» Exercise description: Copy exactly the lines from the beginning of the data down to and including the line holding "plt.rcParams['mathtext.it'] = 'Liberation", without any pictures.

» Raw data:

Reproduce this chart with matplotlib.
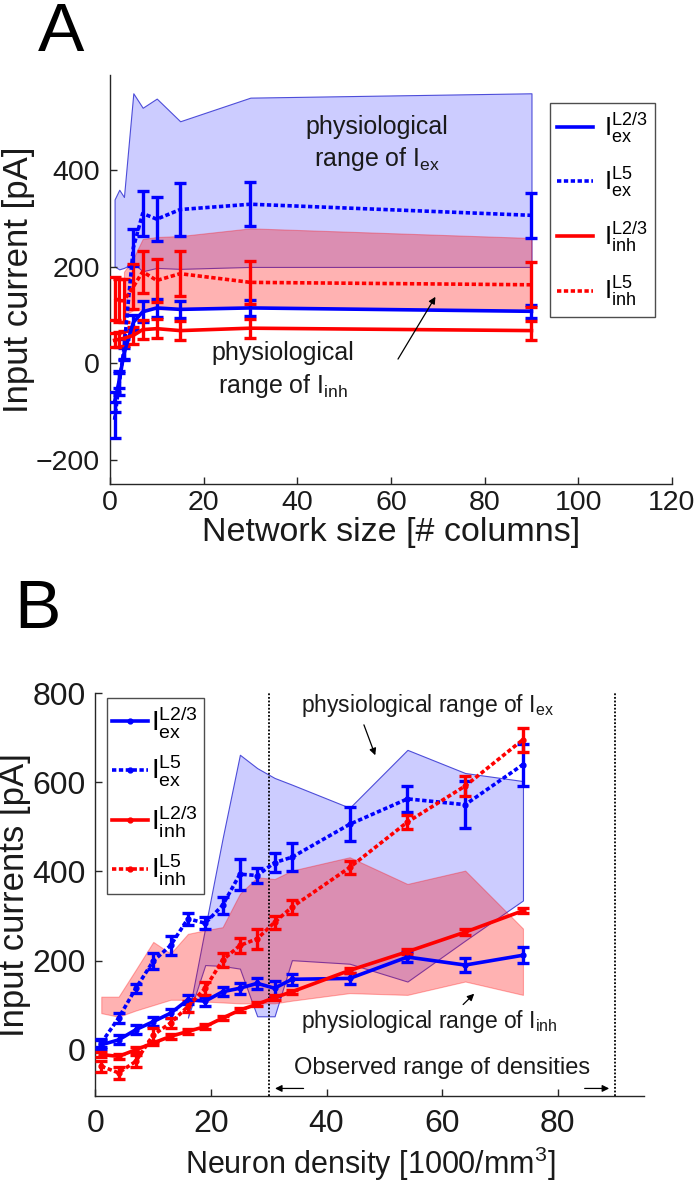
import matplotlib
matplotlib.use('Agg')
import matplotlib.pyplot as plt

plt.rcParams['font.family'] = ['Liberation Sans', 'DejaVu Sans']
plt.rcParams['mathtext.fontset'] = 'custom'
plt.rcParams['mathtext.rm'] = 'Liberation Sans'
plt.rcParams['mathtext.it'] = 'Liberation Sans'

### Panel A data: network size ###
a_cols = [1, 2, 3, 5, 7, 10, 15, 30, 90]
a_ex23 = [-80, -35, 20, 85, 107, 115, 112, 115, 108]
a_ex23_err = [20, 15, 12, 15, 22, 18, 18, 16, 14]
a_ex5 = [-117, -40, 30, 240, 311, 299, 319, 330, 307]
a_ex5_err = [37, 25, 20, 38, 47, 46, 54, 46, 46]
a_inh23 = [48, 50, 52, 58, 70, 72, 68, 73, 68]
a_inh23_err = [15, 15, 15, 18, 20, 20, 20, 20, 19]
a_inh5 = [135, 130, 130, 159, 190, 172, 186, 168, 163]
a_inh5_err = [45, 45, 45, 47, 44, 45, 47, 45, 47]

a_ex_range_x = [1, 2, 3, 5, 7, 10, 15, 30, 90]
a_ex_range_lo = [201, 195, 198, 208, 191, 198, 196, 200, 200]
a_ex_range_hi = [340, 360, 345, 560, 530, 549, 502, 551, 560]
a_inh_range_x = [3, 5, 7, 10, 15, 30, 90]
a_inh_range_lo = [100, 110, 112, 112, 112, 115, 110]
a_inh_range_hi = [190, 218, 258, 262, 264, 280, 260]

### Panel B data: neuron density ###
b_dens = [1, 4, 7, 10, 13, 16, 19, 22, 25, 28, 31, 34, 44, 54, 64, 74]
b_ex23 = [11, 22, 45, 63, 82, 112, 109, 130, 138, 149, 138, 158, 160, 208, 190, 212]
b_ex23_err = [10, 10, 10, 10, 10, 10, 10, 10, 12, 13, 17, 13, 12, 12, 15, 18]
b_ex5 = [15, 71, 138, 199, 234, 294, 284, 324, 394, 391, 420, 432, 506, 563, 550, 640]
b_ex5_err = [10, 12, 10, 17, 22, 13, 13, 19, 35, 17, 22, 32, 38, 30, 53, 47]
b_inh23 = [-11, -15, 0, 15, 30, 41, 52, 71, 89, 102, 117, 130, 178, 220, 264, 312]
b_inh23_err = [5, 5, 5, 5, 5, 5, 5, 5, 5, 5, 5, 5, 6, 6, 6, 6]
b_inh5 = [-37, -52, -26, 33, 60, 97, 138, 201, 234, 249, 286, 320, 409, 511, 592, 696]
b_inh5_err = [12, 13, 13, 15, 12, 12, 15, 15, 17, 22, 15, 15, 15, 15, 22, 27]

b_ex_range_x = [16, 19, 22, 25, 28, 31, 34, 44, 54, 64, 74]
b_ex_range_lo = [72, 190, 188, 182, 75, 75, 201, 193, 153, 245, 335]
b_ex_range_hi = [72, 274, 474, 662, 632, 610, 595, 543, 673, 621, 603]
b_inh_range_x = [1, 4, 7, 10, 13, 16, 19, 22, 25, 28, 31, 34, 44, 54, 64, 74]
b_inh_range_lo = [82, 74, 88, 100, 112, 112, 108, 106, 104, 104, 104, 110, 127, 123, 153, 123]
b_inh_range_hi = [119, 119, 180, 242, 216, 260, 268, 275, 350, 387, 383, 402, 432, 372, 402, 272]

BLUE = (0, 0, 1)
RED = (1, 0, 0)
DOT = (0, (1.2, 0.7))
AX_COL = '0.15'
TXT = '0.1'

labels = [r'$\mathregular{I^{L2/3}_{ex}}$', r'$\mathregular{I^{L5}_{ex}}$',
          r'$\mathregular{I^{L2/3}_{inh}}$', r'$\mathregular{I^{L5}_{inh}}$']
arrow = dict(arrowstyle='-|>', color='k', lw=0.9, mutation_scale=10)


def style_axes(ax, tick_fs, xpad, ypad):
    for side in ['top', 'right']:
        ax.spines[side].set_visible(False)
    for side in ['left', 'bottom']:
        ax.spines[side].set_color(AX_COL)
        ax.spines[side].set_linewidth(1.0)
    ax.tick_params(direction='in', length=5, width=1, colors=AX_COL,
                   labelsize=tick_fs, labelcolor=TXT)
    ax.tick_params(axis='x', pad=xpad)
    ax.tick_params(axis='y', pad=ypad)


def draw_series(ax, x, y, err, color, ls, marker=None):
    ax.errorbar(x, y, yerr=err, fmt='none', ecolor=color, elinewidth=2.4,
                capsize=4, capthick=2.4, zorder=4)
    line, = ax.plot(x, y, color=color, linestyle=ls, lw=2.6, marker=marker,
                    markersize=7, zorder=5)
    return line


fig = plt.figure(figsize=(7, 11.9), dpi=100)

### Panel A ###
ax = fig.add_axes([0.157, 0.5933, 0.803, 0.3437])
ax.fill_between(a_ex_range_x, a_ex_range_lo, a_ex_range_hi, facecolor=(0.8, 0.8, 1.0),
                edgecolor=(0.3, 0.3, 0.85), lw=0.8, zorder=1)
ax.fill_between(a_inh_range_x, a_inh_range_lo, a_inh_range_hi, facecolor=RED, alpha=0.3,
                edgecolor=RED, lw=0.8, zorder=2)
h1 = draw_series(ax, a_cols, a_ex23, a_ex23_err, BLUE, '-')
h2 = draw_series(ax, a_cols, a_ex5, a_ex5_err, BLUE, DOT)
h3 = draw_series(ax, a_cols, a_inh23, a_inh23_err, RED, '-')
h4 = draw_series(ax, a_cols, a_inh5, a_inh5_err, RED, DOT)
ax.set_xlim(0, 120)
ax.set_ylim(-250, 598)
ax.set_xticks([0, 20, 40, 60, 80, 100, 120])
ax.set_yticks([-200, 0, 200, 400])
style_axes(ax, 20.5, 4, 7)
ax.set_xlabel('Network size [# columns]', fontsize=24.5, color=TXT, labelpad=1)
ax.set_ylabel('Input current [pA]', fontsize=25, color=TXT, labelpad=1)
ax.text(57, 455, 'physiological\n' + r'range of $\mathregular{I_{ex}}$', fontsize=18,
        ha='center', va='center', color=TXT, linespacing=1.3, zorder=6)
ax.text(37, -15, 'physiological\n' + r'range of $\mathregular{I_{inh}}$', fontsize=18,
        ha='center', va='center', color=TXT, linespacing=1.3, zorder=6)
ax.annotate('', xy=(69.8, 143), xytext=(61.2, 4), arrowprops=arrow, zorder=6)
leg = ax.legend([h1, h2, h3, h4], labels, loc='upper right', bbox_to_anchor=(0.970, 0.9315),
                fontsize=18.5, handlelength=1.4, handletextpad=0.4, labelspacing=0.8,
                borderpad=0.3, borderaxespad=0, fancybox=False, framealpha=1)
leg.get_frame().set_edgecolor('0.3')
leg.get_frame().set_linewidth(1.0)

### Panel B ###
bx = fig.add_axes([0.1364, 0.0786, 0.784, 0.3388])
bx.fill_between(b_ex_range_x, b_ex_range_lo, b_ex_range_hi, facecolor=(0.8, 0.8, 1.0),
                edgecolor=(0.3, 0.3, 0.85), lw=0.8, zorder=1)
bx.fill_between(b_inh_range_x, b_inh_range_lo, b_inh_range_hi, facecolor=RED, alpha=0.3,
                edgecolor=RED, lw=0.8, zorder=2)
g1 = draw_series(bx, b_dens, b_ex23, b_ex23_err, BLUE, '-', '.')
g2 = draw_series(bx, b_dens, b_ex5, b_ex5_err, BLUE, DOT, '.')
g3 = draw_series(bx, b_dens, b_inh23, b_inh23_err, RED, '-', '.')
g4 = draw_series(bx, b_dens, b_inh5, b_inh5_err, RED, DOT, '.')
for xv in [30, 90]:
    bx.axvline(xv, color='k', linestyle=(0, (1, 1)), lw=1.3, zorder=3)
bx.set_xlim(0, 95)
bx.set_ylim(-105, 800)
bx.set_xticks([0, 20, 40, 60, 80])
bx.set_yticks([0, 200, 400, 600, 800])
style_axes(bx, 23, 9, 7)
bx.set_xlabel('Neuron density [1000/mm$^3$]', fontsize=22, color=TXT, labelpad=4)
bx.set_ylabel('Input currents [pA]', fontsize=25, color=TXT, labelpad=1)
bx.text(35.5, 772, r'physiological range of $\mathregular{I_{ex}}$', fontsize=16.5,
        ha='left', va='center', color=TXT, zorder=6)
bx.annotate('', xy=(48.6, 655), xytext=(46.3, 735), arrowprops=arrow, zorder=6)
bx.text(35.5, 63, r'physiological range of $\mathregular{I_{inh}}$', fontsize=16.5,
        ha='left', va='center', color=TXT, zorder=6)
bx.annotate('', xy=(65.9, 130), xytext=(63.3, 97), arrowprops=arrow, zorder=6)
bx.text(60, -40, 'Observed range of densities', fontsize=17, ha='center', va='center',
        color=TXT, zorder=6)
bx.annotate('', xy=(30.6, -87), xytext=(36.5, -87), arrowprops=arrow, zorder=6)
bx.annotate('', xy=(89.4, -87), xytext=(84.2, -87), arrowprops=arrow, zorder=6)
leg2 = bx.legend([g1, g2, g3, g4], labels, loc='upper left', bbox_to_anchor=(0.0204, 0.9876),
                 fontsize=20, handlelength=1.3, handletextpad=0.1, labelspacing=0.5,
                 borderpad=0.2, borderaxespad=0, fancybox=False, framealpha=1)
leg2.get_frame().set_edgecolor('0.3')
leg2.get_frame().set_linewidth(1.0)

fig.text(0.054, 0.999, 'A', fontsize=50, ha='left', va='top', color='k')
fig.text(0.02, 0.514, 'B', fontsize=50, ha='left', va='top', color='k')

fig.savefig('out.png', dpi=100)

» Expected output:
Reproduce this chart with matplotlib.
import matplotlib
matplotlib.use('Agg')
import matplotlib.pyplot as plt

plt.rcParams['font.family'] = ['Liberation Sans', 'DejaVu Sans']
plt.rcParams['mathtext.fontset'] = 'custom'
plt.rcParams['mathtext.rm'] = 'Liberation Sans'
plt.rcParams['mathtext.it'] = 'Liberation Sans'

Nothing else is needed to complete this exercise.